Attempts can be made to mitigate the damage of the 2020 Census. Encouraging representatives to support continued federal budget increases is a start to improving turnout, though this doesn’t address the anti-immigrant question of the racial categorizations themselves. Removing the citizenship question is currently being fought for in a recent lawsuit filed by 17 states, seven cities, and the U.S. Conference of Mayors, along the grounds that it violates the Constitution and the Bureau’s mandate to count the entire U.S. population.
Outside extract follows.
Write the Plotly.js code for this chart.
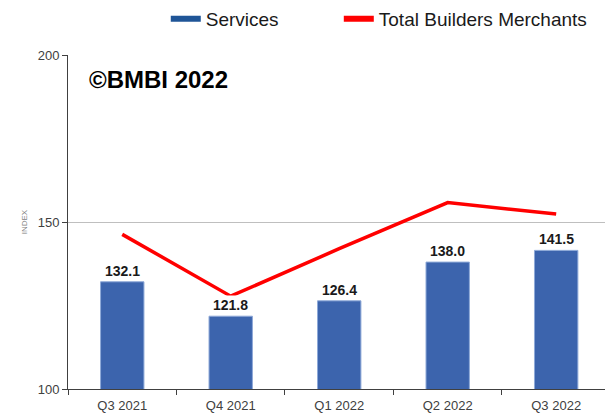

Although launched by a strong bipartisan coalition, there is still the possibility that the suit will fail in court, though, given that the Census Bureau isn’t technically blocking people from being counted, but rather disincentivizing and intimidating them so that they decide not to. The standing of the suit will come down to the interpretation of malicious intent by a federal court.

Under the Trump administration, the census will attempt to ensure the existing power structure. The data will undercount poor, urban, immigrant, and minority populations, perpetuating the institutional disenfranchisement of already underserved communities.

Instead, the 2020 Census will overrepresent affluent, suburban areas with smaller immigrant populations. It will subsequently concentrate economic and political resources into majority white Republican districts, which will be capable of winning elections for years to come in spite of the country’s rapidly changing demographics.

Christopher Eskilson PZ ’18 is an English & World Literature major and Media Studies minor from Los Angeles, California. They are a former managing editor for TSL, and currently an editor at CGU’s Foothill poetry journal. They enjoy reenacting David Lynch movies, reading maps, and finding the best vegan nutella.